En fait, le refus d’assumer les échecs patents d’une stratégie, d’un processus de privatisation et d’une tutelle aussi inefficace que peu inspirée conduisent aujourd’hui le Ministère des finances à vouloir non pas régler le dossier au fond mais à se défausser sur d’autres du règlement provisoire du problème jusqu’à la prochaine crise. Que l’affaire Bull n’ait pas de solutions simples, l’histoire de l’entreprise l’enseigne. Que la puissance publique veuille se défaire d’une participation ruineuse peut se comprendre aussi, encore est-on en droit de demander un minimum de transparence. Mais que l’on veuille transposer à Thomson Multimedia un modèle qui ne marché pas et de surcroit avec le même homme dépasse l’entendement.
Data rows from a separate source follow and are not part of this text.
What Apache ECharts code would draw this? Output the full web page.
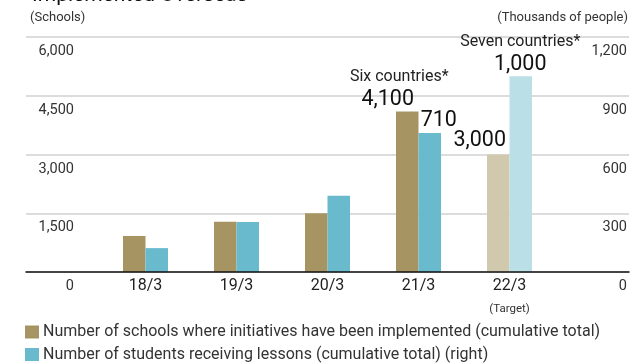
<!DOCTYPE html>
<html>
<head>
<meta charset="utf-8">
<script src="https://cdn.jsdelivr.net/npm/echarts@6/dist/echarts.min.js"></script>
<style>html,body{margin:0;padding:0;background:#fff;}#c{width:630px;height:363px;}</style>
</head>
<body>
<div id="c"></div>
<script>
const categories = ['18/3', '19/3', '20/3', '21/3', '22/3'];
const categorySubLabels = ['', '', '', '', '(Target)'];
const schools = [920, 1280, 1500, 4100, 3000];
const students = [122, 255, 390, 710, 1000];
const schoolNotes = ['', '', '', 'Six countries*', ''];
const studentNotes = ['', '', '', '', 'Seven countries*'];
const labeledIdx = [3, 4];
const leftTicks = [0, 1500, 3000, 4500, 6000];
const rightTicks = [0, 300, 600, 900, 1200];
const seriesNames = ['Number of schools where initiatives have been implemented (cumulative total)',
  'Number of students receiving lessons (cumulative total) (right)'];

const FONT = 'Roboto, "Liberation Sans", Arial, sans-serif';
const C_SCH = '#A69562', C_STU = '#6ABACE';
const C_SCH_T = '#D1C9AE', C_STU_T = '#BBDFE7';
const fmt = v => v.toLocaleString('en-US');

const labelCfg = {
  schools: {3: {offset: [-19.5, 0], notePad: 23}, 4: {offset: [-18.5, 0], distance: 2}},
  students: {3: {offset: [9, 0]}, 4: {offset: [-0.5, 0]}}
};

function buildData(vals, notes, cfg, targetColor) {
  return vals.map((v, i) => {
    const d = {value: v};
    if (i === vals.length - 1) d.itemStyle = {color: targetColor};
    if (labeledIdx.includes(i)) {
      const c = cfg[i] || {};
      d.label = {
        show: true, position: 'top', distance: c.distance || 0, offset: c.offset || [0, 0],
        formatter: p => (notes[i] ? '{n|' + notes[i] + '}\n' : '') + '{v|' + fmt(p.value) + '}',
        rich: {
          n: {fontSize: 16, lineHeight: 20, color: '#222', fontFamily: FONT, padding: [0, 0, 0, c.notePad || 0]},
          v: {fontSize: 21.5, lineHeight: 24, color: '#111', fontFamily: FONT}
        }
      };
    }
    return d;
  });
}

const legendBase = {
  orient: 'vertical', left: 25, padding: 0, itemWidth: 14, itemHeight: 13,
  icon: 'rect', textStyle: {fontSize: 16, color: '#333', fontFamily: FONT, padding: [0, 0, 0, -1]}
};

const chart = echarts.init(document.getElementById('c'), null, {renderer: 'canvas'});
const gTop = 37, gBottom = 91;
chart.setOption({
  animation: false,
  textStyle: {fontFamily: FONT},
  title: {text: 'Implemented Overseas', left: 27, top: -20, textStyle: {fontSize: 21, fontWeight: 'normal', color: '#111', fontFamily: FONT}},
  graphic: [
    {type: 'text', left: 30, top: 11, style: {text: '(Schools)', fontSize: 13, fill: '#333', fontFamily: FONT}},
    {type: 'text', right: 2, top: 11, style: {text: '(Thousands of people)', fontSize: 13, fill: '#333', fontFamily: FONT}}
  ],
  legend: [
    Object.assign({}, legendBase, {top: 324, data: [seriesNames[0]]}),
    Object.assign({}, legendBase, {top: 346.5, data: [seriesNames[1]]})
  ],
  grid: [
    {left: 26, right: 0, top: gTop, bottom: gBottom},
    {left: 100, right: 75, top: gTop, bottom: gBottom}
  ],
  xAxis: [
    {type: 'category', gridIndex: 0, data: [''], axisLine: {show: true, lineStyle: {color: '#111', width: 1.5}},
     axisTick: {show: false}, axisLabel: {show: false}, z: 5},
    {type: 'category', gridIndex: 1, data: categories.map((c, i) => categorySubLabels[i] ? c + '\n{t|' + categorySubLabels[i] + '}' : c),
     axisLine: {show: false}, axisTick: {show: false},
     axisLabel: {interval: 0, margin: 5, fontSize: 16, color: '#222', fontFamily: FONT, lineHeight: 18,
       rich: {t: {fontSize: 11.5, color: '#333', lineHeight: 28, fontFamily: FONT}}}}
  ],
  yAxis: [
    {type: 'value', gridIndex: 0, position: 'left', min: leftTicks[0], max: leftTicks[leftTicks.length - 1], interval: leftTicks[1] - leftTicks[0],
     axisLine: {show: false}, axisTick: {show: false},
     splitLine: {lineStyle: {color: '#dcdcdc', width: 2}},
     axisLabel: {inside: true, margin: 48, align: 'right', verticalAlign: 'top', padding: [7, 0, 0, 0], fontSize: 14.5, color: '#333', fontFamily: FONT,
       formatter: v => fmt(v)}},
    {type: 'value', gridIndex: 0, position: 'right', min: rightTicks[0], max: rightTicks[rightTicks.length - 1], interval: rightTicks[1] - rightTicks[0],
     axisLine: {show: false}, axisTick: {show: false}, splitLine: {show: false},
     axisLabel: {inside: true, margin: 2, align: 'right', verticalAlign: 'top', padding: [7, 0, 0, 0], fontSize: 14.5, color: '#333', fontFamily: FONT,
       formatter: v => fmt(v)}},
    {type: 'value', gridIndex: 1, min: leftTicks[0], max: leftTicks[leftTicks.length - 1], show: false},
    {type: 'value', gridIndex: 1, min: rightTicks[0], max: rightTicks[rightTicks.length - 1], show: false}
  ],
  series: [
    {name: seriesNames[0], type: 'bar', xAxisIndex: 1, yAxisIndex: 2, barWidth: 22.5, barGap: '0%',
     itemStyle: {color: C_SCH}, data: buildData(schools, schoolNotes, labelCfg.schools, C_SCH_T)},
    {name: seriesNames[1], type: 'bar', xAxisIndex: 1, yAxisIndex: 3, barWidth: 22.5, barGap: '0%',
     itemStyle: {color: C_STU}, data: buildData(students, studentNotes, labelCfg.students, C_STU_T)}
  ]
});
</script>
</body>
</html>
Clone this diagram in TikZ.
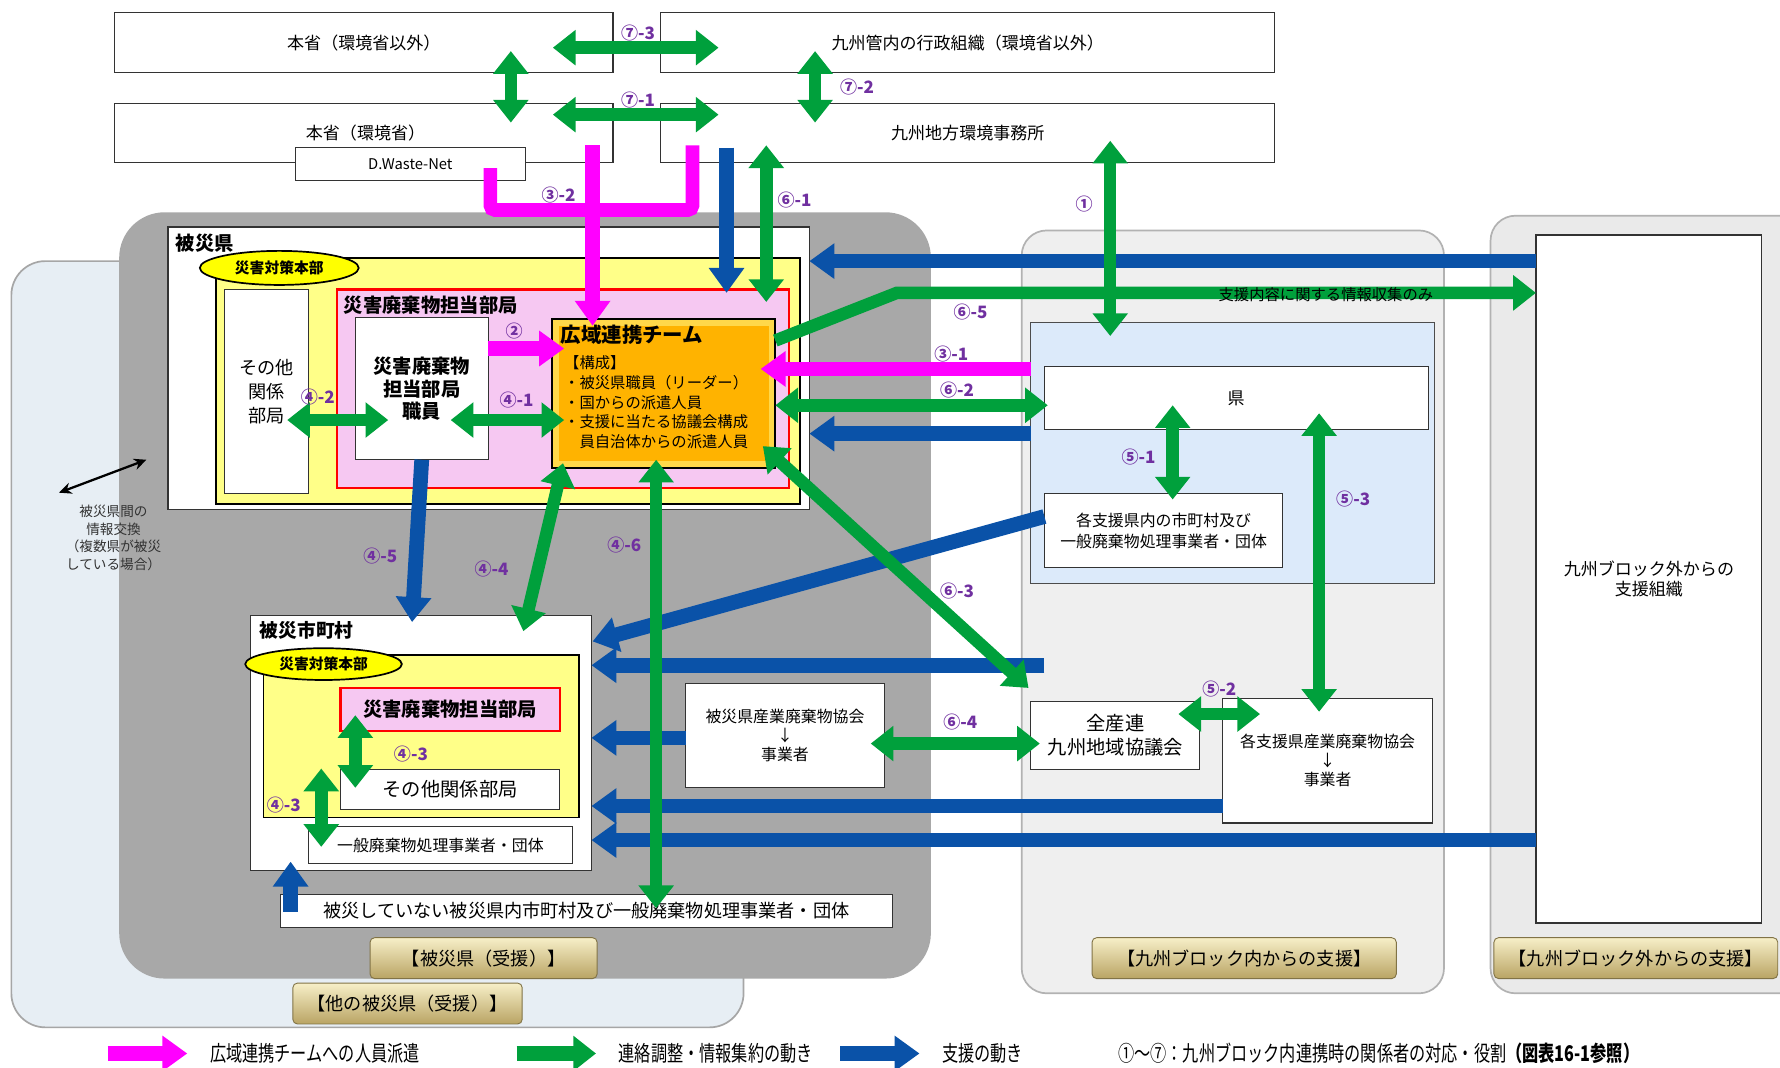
\documentclass[tikz,border=0pt]{standalone}
\usepackage{fontspec}
\setmainfont{Noto Sans CJK JP}
\newfontfamily\cond{Noto Sans CJK JP}[FakeStretch=0.75]
\usetikzlibrary{arrows.meta,fit,shapes.geometric}
\definecolor{mag}{HTML}{FF00FF}
\definecolor{grn}{HTML}{00A03C}
\definecolor{blu}{HTML}{0A52A8}
\definecolor{pur}{HTML}{7030A0}
\definecolor{dgray}{HTML}{A8A8A8}
\definecolor{lblue}{HTML}{DCEAFA}
\definecolor{leftbg}{HTML}{E7EEF4}
\definecolor{midbg}{HTML}{EFEFEF}
\definecolor{rbg}{HTML}{EAEAEA}
\definecolor{ylw}{HTML}{FFFF88}
\definecolor{ylw2}{HTML}{FFFF00}
\definecolor{pnk}{HTML}{F6C8F2}
\definecolor{org}{HTML}{FFB300}
\definecolor{orgl}{HTML}{FFD84A}
\definecolor{goldt}{HTML}{F7EFC8}
\definecolor{goldb}{HTML}{B9A464}
% empty rectangle node from corner (x1,y1) to (x2,y2)
\newcommand\rect[6]{\node[#6, fit={(#2,#3) (#4,#5)}] (#1) {};}
% rectangle node with a centred text node
\newcommand\rbox[8]{\node[#6, fit={(#2,#3) (#4,#5)}] (#1) {};\node[#7] (#1-t) at (#1.center) {#8};}
\tikzset{
 every node/.style={inner sep=0pt, outer sep=0pt, align=center, font=\fontsize{14}{17}\selectfont},
 bx/.style={draw=black!80, line width=1pt, fill=white},
 garr/.style={draw=grn, line width=11pt, {Triangle[width=30pt,length=20pt]}-{Triangle[width=30pt,length=20pt]}},
 gone/.style={draw=grn, line width=11pt, -{Triangle[width=30pt,length=20pt]}},
 barr/.style={draw=blu, line width=13pt, -{Triangle[width=30pt,length=22pt]}},
 marr/.style={draw=mag, line width=13pt, -{Triangle[width=30pt,length=22pt]}},
 lbl/.style={text=pur, font=\fontsize{15}{17}\selectfont\bfseries},
 gold/.style={rounded corners=4pt, top color=goldt, bottom color=goldb, draw=goldb!70!black, line width=0.8pt},
 goldtx/.style={font=\fontsize{16}{18}\selectfont},
 ell/.style={ellipse, draw=black, line width=1.5pt, fill=ylw2, font=\fontsize{13}{15}\selectfont\bfseries},
}
\begin{document}
\begin{tikzpicture}[x=1pt,y=-1pt]
\useasboundingbox[fill=white] (0,0) rectangle (1568,940);

% ---------- background regions
\rect{otherreg}{10}{230}{655}{905}{fill=leftbg, draw=black!35, line width=1.5pt, rounded corners=30pt}
\rect{hisaireg}{105}{187}{820}{862}{fill=dgray, rounded corners=40pt}
\rect{inreg}{900}{203}{1272}{875}{fill=midbg, draw=black!30, line width=1.5pt, rounded corners=22pt}
\rect{outreg}{1313}{190}{1590}{875}{fill=rbg, draw=black!30, line width=1.5pt, rounded corners=22pt}

% ---------- top boxes
\rbox{hqo}{101}{11}{540}{64}{bx}{font=\fontsize{15}{18}\selectfont}{本省（環境省以外）}
\rbox{kyuadm}{582}{11}{1123}{64}{bx}{font=\fontsize{15}{18}\selectfont}{九州管内の行政組織（環境省以外）}
\rect{hq}{101}{91}{540}{143}{bx}
\node[font=\fontsize{15}{18}\selectfont] (hqt) at (322,117) {本省（環境省）};
\rbox{kyuoff}{582}{91}{1123}{143}{bx}{font=\fontsize{15}{18}\selectfont}{九州地方環境事務所}
\rbox{dwn}{260}{130}{463}{159}{bx}{font=\fontsize{13}{15}\selectfont}{D.Waste-Net}

% ---------- 被災県
\rect{hken}{148}{200}{713}{449}{bx}
\node[anchor=west, font=\fontsize{17}{19}\selectfont\bfseries] (hkenlbl) at (155,214) {被災県};
\rect{hkhq}{190}{227}{705}{444}{fill=ylw, draw=black, line width=1.5pt}
\node[ell, minimum width=140pt, minimum height=30pt] (ell1) at (246,236) {災害対策本部};
\rbox{oth}{198}{255}{272}{435}{bx}{font=\fontsize{16}{21}\selectfont}{その他\\関係\\部局}
\rect{pinkk}{297}{255}{695}{430}{fill=pnk, draw=red, line width=2pt}
\node[anchor=west, font=\fontsize{17}{19}\selectfont\bfseries] (pinklbl) at (303,269) {災害廃棄物担当部局};
\rbox{staff}{313}{280}{430}{405}{bx}{font=\fontsize{17}{20}\selectfont\bfseries}{災害廃棄物\\担当部局\\職員}
\rect{team}{486}{281}{683}{412}{fill=orgl, draw=black, line width=2pt}
\fill[org] (492,287) rectangle (677,406);
\node[anchor=north west, font=\fontsize{18}{20}\selectfont\bfseries] (teamt) at (494,286) {広域連携チーム};
\node[anchor=north west, align=left, font=\fontsize{13.5}{17.5}\selectfont] (teamb) at (497,313) {【構成】\\・被災県職員（リーダー）\\・国からの派遣人員\\・支援に当たる協議会構成\\\hspace*{1em}員自治体からの派遣人員};

% ---------- 被災市町村
\rect{hcity}{221}{542}{521}{767}{bx}
\node[anchor=west, font=\fontsize{16.5}{19}\selectfont\bfseries] (hcitylbl) at (229,555) {被災市町村};
\rect{chq}{232}{577}{510}{720}{fill=ylw, draw=black, line width=1.5pt}
\node[ell, minimum width=138pt, minimum height=28pt] (ell2) at (285,585) {災害対策本部};
\rbox{cpink}{300}{606}{493}{644}{fill=pnk, draw=red, line width=2pt}{font=\fontsize{17}{19}\selectfont\bfseries}{災害廃棄物担当部局}
\rbox{coth}{300}{678}{493}{713}{bx}{font=\fontsize{17}{19}\selectfont}{その他関係部局}
\rbox{cgen}{272}{728}{504}{761}{bx}{font=\fontsize{14}{16}\selectfont}{一般廃棄物処理事業者・団体}
\rbox{nonhit}{247}{788}{786}{817}{bx}{font=\fontsize{16}{18}\selectfont}{被災していない被災県内市町村及び一般廃棄物処理事業者・団体}
\rbox{hsanpai}{604}{602}{779}{694}{bx}{font=\fontsize{14}{17}\selectfont}{被災県産業廃棄物協会\\↓\\事業者}

% ---------- 九州ブロック内
\rect{lbbox}{908}{284}{1264}{514}{fill=lblue, draw=black!70, line width=1pt}
\rbox{ken}{920}{323}{1258}{378}{bx}{font=\fontsize{15}{18}\selectfont}{県}
\rbox{kencity}{920}{435}{1130}{500}{bx}{font=\fontsize{14}{19}\selectfont}{各支援県内の市町村及び\\一般廃棄物処理事業者・団体}
\rbox{zensan}{908}{618}{1057}{678}{bx}{font=\fontsize{17}{21}\selectfont}{全産連\\九州地域協議会}
\rbox{kensanpai}{1077}{615}{1262}{725}{bx}{font=\fontsize{14}{17}\selectfont}{各支援県産業廃棄物協会\\↓\\事業者}

% ---------- 九州ブロック外
\rbox{outbox}{1353}{207}{1552}{813}{bx}{font=\fontsize{15}{18}\selectfont}{九州ブロック外からの\\支援組織}

% ---------- gold labels
\rbox{g1}{326}{826}{526}{862}{gold}{goldtx}{【被災県（受援）】}
\rbox{g2}{258}{866}{460}{902}{gold}{goldtx}{【他の被災県（受援）】}
\rbox{g3}{962}{826}{1230}{862}{gold}{goldtx}{【九州ブロック内からの支援】}
\rbox{g4}{1316}{826}{1566}{862}{gold}{goldtx}{【九州ブロック外からの支援】}

% ---------- blue arrows (support)
\draw[barr] (640,130) -- (640,258);
\draw[barr] (outbox.west |- 0,230) -- (hken.east |- 0,230);
\draw[barr] (lbbox.west |- 0,382) -- (hken.east |- 0,382);
\draw[barr] (staff.south) -- (363,548);
\draw[barr] (kencity.west |- 0,455) -- (522,565);
\draw[barr] (920,586) -- (hcity.east |- 0,586);
\draw[barr] (hsanpai.west |- 0,650) -- (hcity.east |- 0,650);
\draw[barr] (kensanpai.west |- 0,710) -- (hcity.east |- 0,710);
\draw[barr] (outbox.west |- 0,740) -- (hcity.east |- 0,740);
\draw[barr] (256,803) -- (256,759);

% ---------- magenta arrows (dispatch)
\draw[mag, line width=12pt, rounded corners=4pt] (432,148) -- (432,185) -- (610,185) -- (610,128);
\draw[marr] (522,128) -- (522,287);
\draw[marr] (staff.east |- 0,307) -- (497,307);
\draw[marr] (lbbox.west |- 0,325) -- (670,325);

% ---------- green arrows (coordination)
\draw[garr] (487,42) -- (633,42);
\draw[garr] (487,101) -- (633,101);
\draw[garr] (450,45) -- (450,108);
\draw[garr] (718,45) -- (718,108);
\draw[garr] (675,128) -- (675,266);
\draw[gone] (683,300) -- (790,258) -- (outbox.west |- 0,258);
\draw[garr] (978,124) -- (978,296);
\draw[garr] (683,357) -- (923,357);
\draw[garr] (253,370) -- (342,370);
\draw[garr] (397,370) -- (497,370);
\draw[garr] (496,408) -- (461,556);
\draw[garr] (578,405) -- (578,800);
\draw[garr] (672,393) -- (906,606);
\draw[garr] (313,630) -- (313,694);
\draw[garr] (283,677) -- (283,746);
\draw[garr] (767,655) -- (916,655);
\draw[garr] (1038,629) -- (1110,629);
\draw[garr] (1033,357) -- (1033,440);
\draw[garr] (1162,364) -- (1162,627);

% ---------- black arrow (inter-prefecture)
\draw[line width=2pt, {Stealth[length=11pt,width=10pt]}-{Stealth[length=11pt,width=10pt]}] (52,434) -- (129,405);
\node[font=\fontsize{12}{15.5}\selectfont, text=black!80] (interlbl) at (100,474) {被災県間の\\情報交換\\（複数県が被災\\している場合）};

% ---------- text over arrow
\node[font=\fontsize{13.5}{15}\selectfont] (infoonly) at (1168,260) {支援内容に関する情報収集のみ};

% ---------- numbered labels
\node[lbl] (l73) at (562,29) {⑦-3};
\node[lbl] (l71) at (562,88) {⑦-1};
\node[lbl] (l72) at (755,77) {⑦-2};
\node[lbl] (l32) at (492,172) {③-2};
\node[lbl] (l61) at (700,176) {⑥-1};
\node[lbl] (l1) at (955,180) {①};
\node[lbl] (l65) at (855,275) {⑥-5};
\node[lbl] (l31) at (838,312) {③-1};
\node[lbl] (l62) at (843,344) {⑥-2};
\node[lbl] (l51) at (1003,403) {⑤-1};
\node[lbl] (l53) at (1192,440) {⑤-3};
\node[lbl] (l63) at (843,521) {⑥-3};
\node[lbl] (l52) at (1074,607) {⑤-2};
\node[lbl] (l64) at (846,636) {⑥-4};
\node[lbl] (l41) at (455,352) {④-1};
\node[lbl] (l42) at (280,350) {④-2};
\node[lbl] (l2) at (453,292) {②};
\node[lbl] (l45) at (335,490) {④-5};
\node[lbl] (l44) at (433,501) {④-4};
\node[lbl] (l46) at (550,480) {④-6};
\node[lbl] (l43a) at (362,664) {④-3};
\node[lbl] (l43b) at (250,709) {④-3};

% ---------- legend
\coordinate (lm1) at (95,928); \coordinate (lm2) at (165,928);
\coordinate (lg1) at (455,928); \coordinate (lg2) at (525,928);
\coordinate (lb1) at (740,928); \coordinate (lb2) at (810,928);
\draw[marr, line width=14pt] (lm1) -- (lm2);
\draw[gone, line width=14pt] (lg1) -- (lg2);
\draw[barr, line width=14pt] (lb1) -- (lb2);
\node[anchor=west, font=\cond\fontsize{19}{21}\selectfont] (leg1) at (185,928) {広域連携チームへの人員派遣};
\node[anchor=west, font=\cond\fontsize{19}{21}\selectfont] (leg2) at (545,928) {連絡調整・情報集約の動き};
\node[anchor=west, font=\cond\fontsize{19}{21}\selectfont] (leg3) at (830,928) {支援の動き};
\node[anchor=west, font=\cond\fontsize{19}{21}\selectfont] (leg4) at (985,928) {①～⑦：九州ブロック内連携時の関係者の対応・役割{\bfseries（図表16-1参照）}};
\end{tikzpicture}
\end{document}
Les mêmes causes produisant les mêmes effets on peut être sur que passé le moment de la privatisation, des actionnaires multiples, peu motivés et ne formant pas entre eux une entité attachée au développement de l’entreprise, c’est à nouveau l’Etat qui serait sommé d’intervenir reproduisant ainsi jusqu’à la caricature le modéle Bull.